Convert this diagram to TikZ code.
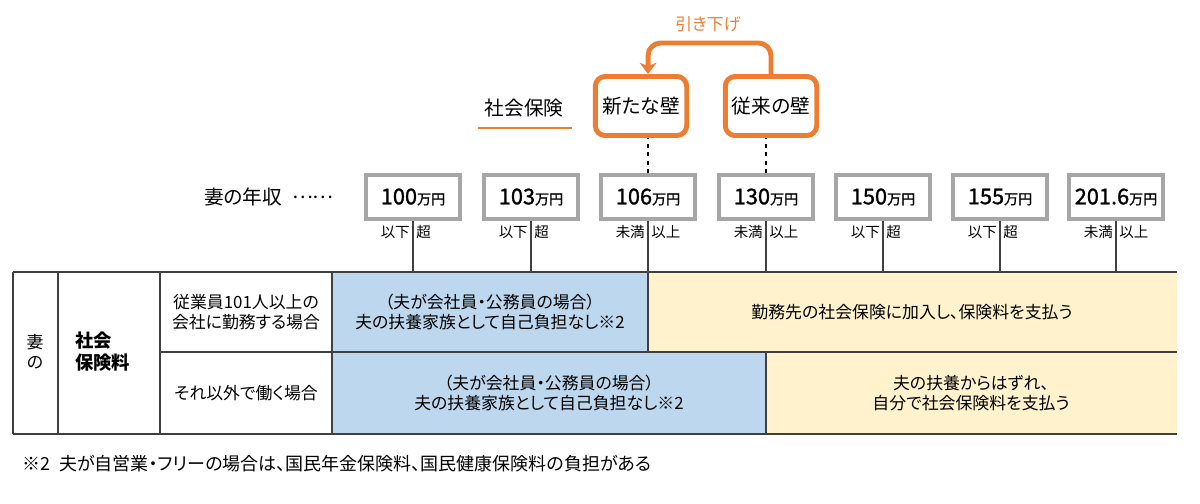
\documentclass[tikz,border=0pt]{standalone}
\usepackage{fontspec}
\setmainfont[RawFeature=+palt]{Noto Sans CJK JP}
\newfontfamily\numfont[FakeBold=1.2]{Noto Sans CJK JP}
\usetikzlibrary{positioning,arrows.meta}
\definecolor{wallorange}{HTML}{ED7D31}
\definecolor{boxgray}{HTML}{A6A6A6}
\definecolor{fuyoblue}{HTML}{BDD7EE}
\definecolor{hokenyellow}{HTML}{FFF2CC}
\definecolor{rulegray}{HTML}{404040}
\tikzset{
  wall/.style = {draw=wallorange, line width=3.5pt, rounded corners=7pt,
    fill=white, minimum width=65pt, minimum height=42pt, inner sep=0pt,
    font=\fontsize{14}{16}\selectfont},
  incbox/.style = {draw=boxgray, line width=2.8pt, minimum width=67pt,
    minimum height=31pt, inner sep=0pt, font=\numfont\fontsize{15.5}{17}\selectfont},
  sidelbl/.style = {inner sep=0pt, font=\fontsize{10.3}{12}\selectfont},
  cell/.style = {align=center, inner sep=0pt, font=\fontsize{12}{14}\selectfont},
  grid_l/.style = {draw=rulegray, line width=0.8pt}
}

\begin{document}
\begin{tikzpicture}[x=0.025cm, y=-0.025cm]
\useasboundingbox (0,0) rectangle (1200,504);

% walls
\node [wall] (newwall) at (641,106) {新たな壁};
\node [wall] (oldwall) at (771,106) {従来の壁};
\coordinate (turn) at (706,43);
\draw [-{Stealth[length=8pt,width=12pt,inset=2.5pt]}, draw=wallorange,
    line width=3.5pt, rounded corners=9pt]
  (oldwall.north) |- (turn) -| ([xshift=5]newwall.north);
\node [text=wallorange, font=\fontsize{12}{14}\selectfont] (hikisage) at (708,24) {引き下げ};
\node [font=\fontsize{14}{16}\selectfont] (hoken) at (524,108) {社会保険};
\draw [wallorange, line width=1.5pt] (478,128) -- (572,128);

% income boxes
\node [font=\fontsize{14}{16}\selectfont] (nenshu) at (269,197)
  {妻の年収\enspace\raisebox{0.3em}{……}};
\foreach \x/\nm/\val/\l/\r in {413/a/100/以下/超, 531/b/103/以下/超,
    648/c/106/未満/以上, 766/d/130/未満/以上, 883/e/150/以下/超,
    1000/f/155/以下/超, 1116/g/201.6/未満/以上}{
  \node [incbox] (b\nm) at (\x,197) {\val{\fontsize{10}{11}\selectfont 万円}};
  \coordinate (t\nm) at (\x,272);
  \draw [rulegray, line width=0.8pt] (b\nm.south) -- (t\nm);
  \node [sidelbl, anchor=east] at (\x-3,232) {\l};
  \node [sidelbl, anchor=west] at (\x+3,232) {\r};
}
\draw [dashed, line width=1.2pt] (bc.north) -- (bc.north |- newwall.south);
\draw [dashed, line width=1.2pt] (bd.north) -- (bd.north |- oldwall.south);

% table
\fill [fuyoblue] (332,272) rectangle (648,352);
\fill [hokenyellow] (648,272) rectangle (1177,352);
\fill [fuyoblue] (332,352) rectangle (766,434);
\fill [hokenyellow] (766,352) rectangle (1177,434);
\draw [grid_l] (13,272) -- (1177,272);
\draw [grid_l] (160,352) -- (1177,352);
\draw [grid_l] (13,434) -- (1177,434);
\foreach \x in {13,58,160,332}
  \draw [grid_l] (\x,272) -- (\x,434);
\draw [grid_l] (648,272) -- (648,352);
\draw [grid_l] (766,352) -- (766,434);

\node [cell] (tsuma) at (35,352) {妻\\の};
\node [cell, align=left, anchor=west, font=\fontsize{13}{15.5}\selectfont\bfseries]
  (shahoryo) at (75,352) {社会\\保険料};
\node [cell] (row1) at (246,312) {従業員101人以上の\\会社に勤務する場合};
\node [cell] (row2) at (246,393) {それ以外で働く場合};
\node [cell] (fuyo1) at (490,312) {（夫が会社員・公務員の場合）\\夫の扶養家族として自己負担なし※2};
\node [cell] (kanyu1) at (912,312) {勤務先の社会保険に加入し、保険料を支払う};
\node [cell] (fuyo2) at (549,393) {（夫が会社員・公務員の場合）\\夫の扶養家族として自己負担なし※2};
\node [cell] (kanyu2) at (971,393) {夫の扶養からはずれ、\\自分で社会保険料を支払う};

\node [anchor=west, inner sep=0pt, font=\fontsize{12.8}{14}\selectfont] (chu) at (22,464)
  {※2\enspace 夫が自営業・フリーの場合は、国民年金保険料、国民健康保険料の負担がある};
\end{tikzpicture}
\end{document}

○ ○ ○ ○ ○ ○ ○

__EXERCISE PROMPT__.
Leave out any pictures and return exactly the lines from the beginning of the data through the line with "(478,128) -- (572,128);", inclusive.

__SOLVED PROBLEM__.
Convert this diagram to TikZ code.
\documentclass[tikz,border=0pt]{standalone}
\usepackage{fontspec}
\setmainfont[RawFeature=+palt]{Noto Sans CJK JP}
\newfontfamily\numfont[FakeBold=1.2]{Noto Sans CJK JP}
\usetikzlibrary{positioning,arrows.meta}
\definecolor{wallorange}{HTML}{ED7D31}
\definecolor{boxgray}{HTML}{A6A6A6}
\definecolor{fuyoblue}{HTML}{BDD7EE}
\definecolor{hokenyellow}{HTML}{FFF2CC}
\definecolor{rulegray}{HTML}{404040}
\tikzset{
  wall/.style = {draw=wallorange, line width=3.5pt, rounded corners=7pt,
    fill=white, minimum width=65pt, minimum height=42pt, inner sep=0pt,
    font=\fontsize{14}{16}\selectfont},
  incbox/.style = {draw=boxgray, line width=2.8pt, minimum width=67pt,
    minimum height=31pt, inner sep=0pt, font=\numfont\fontsize{15.5}{17}\selectfont},
  sidelbl/.style = {inner sep=0pt, font=\fontsize{10.3}{12}\selectfont},
  cell/.style = {align=center, inner sep=0pt, font=\fontsize{12}{14}\selectfont},
  grid_l/.style = {draw=rulegray, line width=0.8pt}
}

\begin{document}
\begin{tikzpicture}[x=0.025cm, y=-0.025cm]
\useasboundingbox (0,0) rectangle (1200,504);

% walls
\node [wall] (newwall) at (641,106) {新たな壁};
\node [wall] (oldwall) at (771,106) {従来の壁};
\coordinate (turn) at (706,43);
\draw [-{Stealth[length=8pt,width=12pt,inset=2.5pt]}, draw=wallorange,
    line width=3.5pt, rounded corners=9pt]
  (oldwall.north) |- (turn) -| ([xshift=5]newwall.north);
\node [text=wallorange, font=\fontsize{12}{14}\selectfont] (hikisage) at (708,24) {引き下げ};
\node [font=\fontsize{14}{16}\selectfont] (hoken) at (524,108) {社会保険};
\draw [wallorange, line width=1.5pt] (478,128) -- (572,128);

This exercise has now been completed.